Lindsey Vonn returned to racing for the first time in 10 months this weekend, a three-race, 72-hour test for her surgically repaired right knee.
Each finish showed improvement: 40th, then 11th, then fifth.
"The first day was getting that first race under your belt, which is always a big question mark," U.S. Ski Team women's speed coach Chip White said Sunday. "She got that, realized, 'Hey, I can do this.' The next day, she stepped it up a little bit. And then today, she's definitely in the hunt."
Most importantly, Vonn said her knee held up fine. Less than three weeks ago, the 29-year-old American partially re-tore one of two ligaments that were reconstructed last February.
"Skiing with not very much ACL left - it's pretty hard-core. So I give myself a little bit of credit," Vonn said with a smile after a World Cup super-G on Sunday. "But the fight's not over. I have a lot more to do, and I'm just going to keep working hard, and I'm not going to give up, and I'm going to be in Sochi, fighting for my medal."
Vonn won gold in downhill and bronze in the super-G at Vancouver in 2010.
Repeatedly over the past few days, Vonn said things such as "my focus is Sochi" or "my goal is definitely still to be as prepared as possible for Sochi."
On Sunday, she declared: "I'm ready for Sochi."

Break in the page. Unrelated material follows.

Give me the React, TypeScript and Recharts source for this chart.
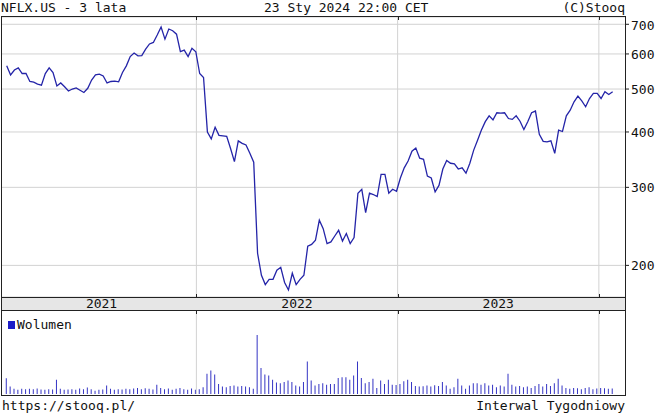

With the Winter Games less than two months away, here are five things to know about Alpine skiing:
'I KNOW I CAN WIN': Vonn was hardly concerned about her placings at Lake Louise, but seeing quick progress helped.
She called Sunday, when she was less than a second off the pace, "a huge step in the right direction."
"I have a lot of self-confidence now," Vonn said. "Every day, I got better and better. More aggressive. More confident. And I feel great."
Then she added the six words that meant the most of all: "I know I can win again."
VONN'S SCHEDULE: Vonn mentioned this week she might not race any World Cup giant slaloms this season. On Sunday, she said she might only race once or twice at all until the Olympics.
"I really have to look at the program with my coaches, and we're going to come up with a game plan. But I don't need to do a lot," she said, adding that she wants to "take the risk away from any long-term damage on my knee."
'GETTING BUFF': So what will Vonn do when away from the World Cup?
"I'm going to be getting buff," she said. "I lose weight throughout the season, and I feel like I've already lost some muscle mass, so I'm really going to hit the gym hard."
GUT AND HOEFL-RIESCH: If Vonn was considered the best female skier in the world heading into the Vancouver Olympics, Switzerland's Lara Gut could be held in that regard this time. And if it's not Gut, maybe Germany's Maria Hoefl-Riesch.
Right now, they're swapping the overall World Cup standings lead on a daily basis.
Gut's victory in Sunday's super-G gave her four wins in a season that is eight races old.
And Hoefl-Riesch, a double Olympic gold medalist in 2010, won both Lake Louise downhills.
BODE'S BACK: Vonn wasn't the only American ski racer making significant strides.
Bode Miller, a five-time Olympic medalist, showed he again will be worth watching on his sport's biggest stage, even if he's 36 and missed last season because of left knee surgery.
Miller finished second in a giant slalom Sunday at Beaver Creek, Colo., behind U.S. teammate Ted Ligety.
"A little bit of redemption," Miller called it.
Ligety's four consecutive giant slalom victories are the most in that discipline since Alberto Tomba did it 22 years ago. As things stand now, there might be no bigger favorite in any Alpine race at Sochi than Ligety in the GS.